Even when I was a teenager, I only went to concerts because it was cool. Truthfully, I do not enjoy concerts for concerts' sake. There have been exceptions, of course.
The Police were simply phenomenal. I was overwhelmed at being in their presence, even if they were ¾ of an inch high from my vantage point. The music was incredible and the vibe in the audience was one of complete reverence.
Billy Joel and Elton John played together the year I got pregnant with my first child and I went grudgingly because my boss had box seats at the Omni and a dear friend was a huge, huge fan of both performers. It was by far one of the best, if not actually the best concert I have ever, ever seen. There was such energy, such euphoria. And since most of the concert goers were my age or older, we didn’t have to put up with a lot of teenage nonsense.
INXS was one of my first concerts and I remember everything about it. They played Summerfest in Milwaukee. They took the stage twice, but never actually got to play an entire song because one of their speaker towers got struck by lightning. We, with about 400 other women, huddled in the bathroom waiting for the storm to pass. It was hot, smelly, and crowded. The deluge turned the fairgrounds into a veritable quagmire and we returned home filthy, bedraggled and tired. But I saw Michael Hutchence in the flesh. For that reason alone, and because we had been allowed to go without adult supervision, I considered it in all ways, the time of my life.
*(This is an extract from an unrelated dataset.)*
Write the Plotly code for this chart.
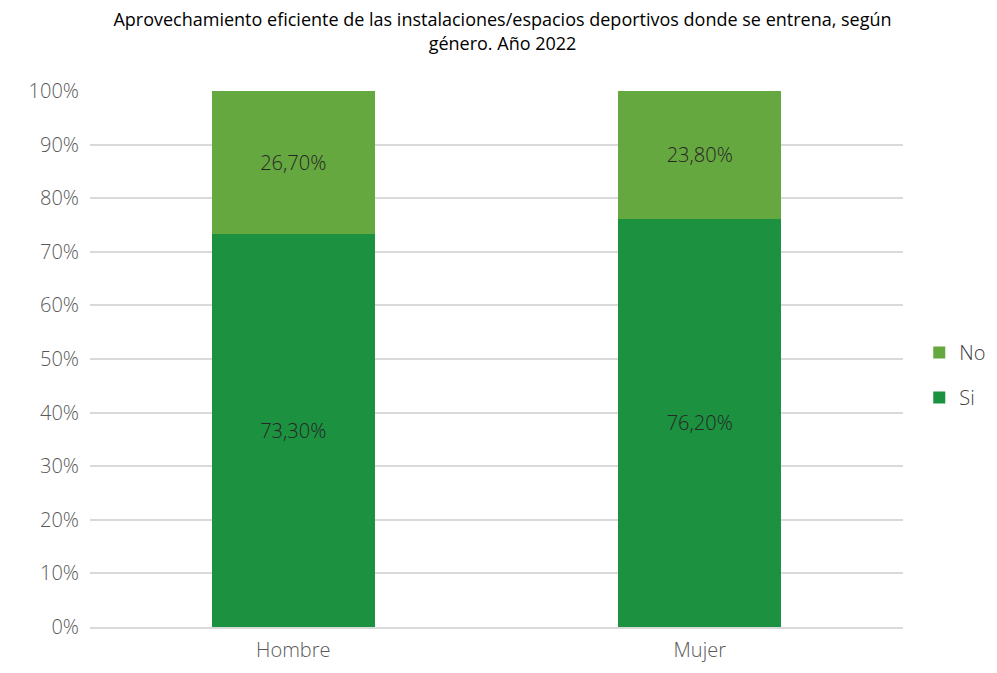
import plotly.graph_objects as go

categories = ["Hombre", "Mujer"]
si_values = [73.3, 76.2]
no_values = [26.7, 23.8]
si_labels = ["73,30%", "76,20%"]
no_labels = ["26,70%", "23,80%"]
tick_vals = [0, 10, 20, 30, 40, 50, 60, 70, 80, 90, 100]
tick_text = [f"{v}%" for v in tick_vals]

FONT = "Open Sans"

fig = go.Figure()
fig.add_trace(go.Bar(
    x=categories, y=si_values, name="Si", text=si_labels, legendgroup="si",
    legendrank=2,
    textposition="inside", insidetextanchor="middle",
    marker=dict(color="#1c9140", line=dict(width=0)),
    textfont=dict(family=FONT, size=20, color="#262626", weight=300),
    width=0.4, hoverinfo="skip",
))
fig.add_trace(go.Bar(
    x=categories, y=no_values, name="No", text=no_labels, legendgroup="no",
    legendrank=1,
    textposition="inside", insidetextanchor="middle",
    marker=dict(color="#66a840", line=dict(width=0)),
    textfont=dict(family=FONT, size=20, color="#262626", weight=300),
    width=0.4, hoverinfo="skip",
))

fig.update_layout(
    barmode="stack",
    width=989, height=657,
    margin=dict(l=82, r=94, t=83, b=38, autoexpand=False),
    paper_bgcolor="white", plot_bgcolor="white",
    title=dict(
        text="Aprovechamiento eficiente de las instalaciones/espacios deportivos donde se entrena, según<br>género. Año 2022",
        x=0.5, xanchor="center", y=0.972, yanchor="top",
        font=dict(family=FONT, size=18, color="#000000"),
    ),
    legend=dict(
        x=1.02, xanchor="left", y=0.47, yanchor="middle",
        traceorder="grouped",
        font=dict(family=FONT, size=20, color="#404040", weight=300),
        tracegroupgap=16,
    ),
    uniformtext=dict(mode=None),
)
fig.update_yaxes(
    range=[0, 100], tickvals=tick_vals, ticktext=tick_text,
    showgrid=True, gridcolor="#d9d9d9", gridwidth=1.5,
    zeroline=False, showline=False, ticks="", ticklabelstandoff=10,
    tickfont=dict(family=FONT, size=20, color="#595959", weight=300),
)
fig.update_xaxes(
    showline=True, linecolor="#d9d9d9", linewidth=1.5,
    ticks="", ticklabelstandoff=4,
    tickfont=dict(family=FONT, size=20, color="#595959", weight=300),
)

fig.write_html("out.html")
I saw Def Leppard the year that Rick Allen made his comeback. I was in tears watching him. It was incredibly moving and awe inspiring. He was in this contraption that elevated him above the stage and spun around. He did a drum solo that must have been 15 minutes long. With One Arm. I couldn’t believe it. The crowd went absolutely wild with adulation.
Aerosmith...ummm, I don't actually remember, but it must have been good given the state of my clothing, or umm...what was left of it. I’m kidding. I do remember it through sort of a booze soaked haze. Nobody can rock it like Aerosmith. It was one of the first concerts I attended as an adult, and we did it right. We hired a limo, stocked it with beer and wine coolers, and drank ourselves silly. I remember my friend’s 6 foot tall husband standing up in the sun roof and vomiting all over the top of the limo. Ahhhh. Good times.
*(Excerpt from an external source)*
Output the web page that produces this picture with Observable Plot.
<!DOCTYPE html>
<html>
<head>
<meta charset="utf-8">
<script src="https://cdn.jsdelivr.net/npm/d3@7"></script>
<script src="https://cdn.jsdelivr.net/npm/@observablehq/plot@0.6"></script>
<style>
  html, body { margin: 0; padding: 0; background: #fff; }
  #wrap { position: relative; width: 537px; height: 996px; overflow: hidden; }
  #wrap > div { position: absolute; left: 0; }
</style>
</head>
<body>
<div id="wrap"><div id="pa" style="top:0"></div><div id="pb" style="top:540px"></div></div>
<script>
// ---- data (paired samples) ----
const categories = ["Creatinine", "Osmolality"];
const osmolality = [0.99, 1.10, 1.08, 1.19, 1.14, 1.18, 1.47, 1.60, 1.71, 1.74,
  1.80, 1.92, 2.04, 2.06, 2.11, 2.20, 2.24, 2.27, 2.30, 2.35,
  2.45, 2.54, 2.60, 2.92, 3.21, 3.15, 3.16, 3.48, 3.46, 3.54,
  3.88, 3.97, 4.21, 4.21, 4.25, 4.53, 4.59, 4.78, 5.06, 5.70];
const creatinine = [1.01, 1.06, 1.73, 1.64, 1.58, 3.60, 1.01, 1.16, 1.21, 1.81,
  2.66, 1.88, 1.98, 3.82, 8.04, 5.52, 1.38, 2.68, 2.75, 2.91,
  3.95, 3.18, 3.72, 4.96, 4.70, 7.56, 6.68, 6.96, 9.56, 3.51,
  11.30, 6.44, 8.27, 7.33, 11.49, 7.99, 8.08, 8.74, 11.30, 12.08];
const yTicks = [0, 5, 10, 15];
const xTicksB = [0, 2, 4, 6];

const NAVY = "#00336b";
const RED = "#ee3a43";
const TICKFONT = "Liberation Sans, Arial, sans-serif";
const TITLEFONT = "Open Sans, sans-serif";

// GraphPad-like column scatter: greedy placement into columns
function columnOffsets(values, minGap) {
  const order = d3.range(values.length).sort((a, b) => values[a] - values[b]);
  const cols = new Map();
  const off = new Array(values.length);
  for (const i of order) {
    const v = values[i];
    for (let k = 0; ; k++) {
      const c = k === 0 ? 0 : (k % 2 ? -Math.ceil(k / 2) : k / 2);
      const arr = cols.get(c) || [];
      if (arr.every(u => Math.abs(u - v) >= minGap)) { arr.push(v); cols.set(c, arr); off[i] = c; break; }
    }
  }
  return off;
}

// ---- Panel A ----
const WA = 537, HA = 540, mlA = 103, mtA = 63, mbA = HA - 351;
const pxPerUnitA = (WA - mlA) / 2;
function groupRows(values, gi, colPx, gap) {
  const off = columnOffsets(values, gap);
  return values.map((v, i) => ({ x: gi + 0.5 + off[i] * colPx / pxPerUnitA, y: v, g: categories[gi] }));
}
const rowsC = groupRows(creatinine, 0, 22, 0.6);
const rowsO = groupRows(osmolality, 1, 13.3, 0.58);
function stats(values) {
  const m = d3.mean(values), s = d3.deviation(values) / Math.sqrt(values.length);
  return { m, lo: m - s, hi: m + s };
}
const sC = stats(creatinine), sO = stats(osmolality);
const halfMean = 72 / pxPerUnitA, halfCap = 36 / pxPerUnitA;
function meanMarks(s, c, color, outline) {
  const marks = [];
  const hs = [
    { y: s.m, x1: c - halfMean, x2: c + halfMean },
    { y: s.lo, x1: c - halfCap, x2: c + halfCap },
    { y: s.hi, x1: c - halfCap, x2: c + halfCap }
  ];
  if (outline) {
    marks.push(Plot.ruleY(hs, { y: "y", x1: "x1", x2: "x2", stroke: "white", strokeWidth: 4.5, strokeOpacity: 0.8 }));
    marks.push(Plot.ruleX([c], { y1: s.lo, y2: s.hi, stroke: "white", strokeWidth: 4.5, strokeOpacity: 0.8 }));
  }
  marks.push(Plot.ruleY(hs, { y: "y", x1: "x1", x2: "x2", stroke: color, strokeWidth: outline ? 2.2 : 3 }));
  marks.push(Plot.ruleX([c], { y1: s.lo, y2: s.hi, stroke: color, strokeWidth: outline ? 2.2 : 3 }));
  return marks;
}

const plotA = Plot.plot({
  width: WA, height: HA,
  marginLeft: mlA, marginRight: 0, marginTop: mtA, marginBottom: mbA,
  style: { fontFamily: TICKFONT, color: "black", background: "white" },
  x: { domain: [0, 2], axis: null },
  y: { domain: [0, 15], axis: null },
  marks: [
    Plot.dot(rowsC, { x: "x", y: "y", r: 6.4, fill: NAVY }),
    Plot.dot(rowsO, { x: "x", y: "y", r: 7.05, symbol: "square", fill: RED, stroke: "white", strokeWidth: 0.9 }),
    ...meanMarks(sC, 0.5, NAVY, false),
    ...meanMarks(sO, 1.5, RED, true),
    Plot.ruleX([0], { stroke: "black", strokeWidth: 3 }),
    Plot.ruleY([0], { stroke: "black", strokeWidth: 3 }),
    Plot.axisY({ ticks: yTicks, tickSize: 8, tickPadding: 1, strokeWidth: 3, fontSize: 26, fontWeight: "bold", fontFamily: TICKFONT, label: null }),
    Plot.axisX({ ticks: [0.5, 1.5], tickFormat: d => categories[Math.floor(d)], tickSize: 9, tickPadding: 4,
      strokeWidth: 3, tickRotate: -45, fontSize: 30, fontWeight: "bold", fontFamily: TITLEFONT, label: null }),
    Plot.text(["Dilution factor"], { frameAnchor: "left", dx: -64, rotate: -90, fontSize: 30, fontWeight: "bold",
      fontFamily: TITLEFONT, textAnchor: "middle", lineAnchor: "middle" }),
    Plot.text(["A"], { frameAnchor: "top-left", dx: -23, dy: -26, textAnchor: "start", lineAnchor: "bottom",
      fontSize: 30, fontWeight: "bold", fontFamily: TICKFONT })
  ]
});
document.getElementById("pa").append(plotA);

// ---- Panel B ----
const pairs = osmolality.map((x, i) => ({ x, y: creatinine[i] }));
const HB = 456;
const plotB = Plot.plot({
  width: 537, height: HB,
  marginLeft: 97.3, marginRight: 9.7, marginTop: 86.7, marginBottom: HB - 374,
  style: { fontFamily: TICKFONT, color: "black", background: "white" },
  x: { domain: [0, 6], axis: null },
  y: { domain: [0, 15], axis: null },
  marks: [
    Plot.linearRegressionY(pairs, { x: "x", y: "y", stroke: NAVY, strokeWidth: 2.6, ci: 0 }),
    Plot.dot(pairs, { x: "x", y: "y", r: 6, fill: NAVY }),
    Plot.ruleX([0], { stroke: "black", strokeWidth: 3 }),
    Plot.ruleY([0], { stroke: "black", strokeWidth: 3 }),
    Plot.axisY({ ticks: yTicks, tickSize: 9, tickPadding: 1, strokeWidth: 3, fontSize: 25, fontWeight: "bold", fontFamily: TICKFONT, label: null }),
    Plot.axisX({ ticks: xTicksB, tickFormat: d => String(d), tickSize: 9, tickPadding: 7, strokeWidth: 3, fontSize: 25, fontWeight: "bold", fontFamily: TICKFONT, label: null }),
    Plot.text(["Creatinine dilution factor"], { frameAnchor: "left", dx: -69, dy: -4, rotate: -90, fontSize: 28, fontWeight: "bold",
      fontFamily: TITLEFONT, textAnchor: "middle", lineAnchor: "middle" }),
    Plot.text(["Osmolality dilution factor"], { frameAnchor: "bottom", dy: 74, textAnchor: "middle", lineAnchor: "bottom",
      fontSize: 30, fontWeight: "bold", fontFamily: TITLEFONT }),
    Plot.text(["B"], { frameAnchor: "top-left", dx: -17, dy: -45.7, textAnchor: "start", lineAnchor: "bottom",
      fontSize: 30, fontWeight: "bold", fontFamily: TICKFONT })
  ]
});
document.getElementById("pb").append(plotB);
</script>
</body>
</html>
I saw the Duran Duran reunion concert in 2004 when I was 35 years old.I felt the years melt away I'm telling you. If I could bottle that feeling, I'd have the secret of youth everlasting. They say you’re only as old as you feel and that night, I felt seventeen again.. There’s nothing like loud music and nostalgia to turn back time. Twenty years ago I bought their first album. But they still had it. And so did I.
Six concerts. Six that really stand out in my memory, six that I would say were worth the money, six that I actually enjoyed. Considering the sheer number of concerts I attended in a misguided attempt to appear musically sophisticated and insanely cool....that's not a good percentage.
Beause I remember what a momentous event my first concert was. It was the Psychedelic Furs, again, in Milwaukee. God, I was so excited. I chose my outfit so carefully, I spent hours on my hair and even longer on my make-up in order to get that sultry pseudo-punk look just right. I had to look edgy enough to attract any suitably hot punks, mainstream enough that I didn't scare off the normal hot guys. I wanted to be noticed. I didn't want to stand out. I was timid. I was brazen. I was terrified I was exhilirated. I was utterly lost. I felt right at home. And I was on top of the world.
But it was a friend’s Mom that took us that night. My Mom had no interest in my music or in going to a concert. My Mom was a fabulous parent, but my teenage years were tough because we had no common ground. I spent a lot of years feeling disconnected from my Mom.
I realize now that it’s because we are so much alike and that two very strong female personalities in one household makes for a lot of tension. But back then it just felt like she was disdainful of everything I liked and that was important to me. She probably felt the same way about me.
My son and I have a lot of years ahead of us during which we will not like each other. I don’t want him to spend his teenage years hating me, though I suppose a certain amount of antipathy is unavoidable. But we need something to keep us connected or we won’t make it.
This is it, I think. If nothing else, we can rock together. It's a small thing, but a not insignificant thing.
Do I get major points for this? I don’t know. I hope so. But more than that, I hope he will just look back and remember that we had fun together. I hope he will remember that I cared about what he cared about, and I liked what he liked and I was, in some small, weird Mother way…cool.
His birthday isn’t until April. Geez, I hope I can keep the secret that long. I’m about to bust.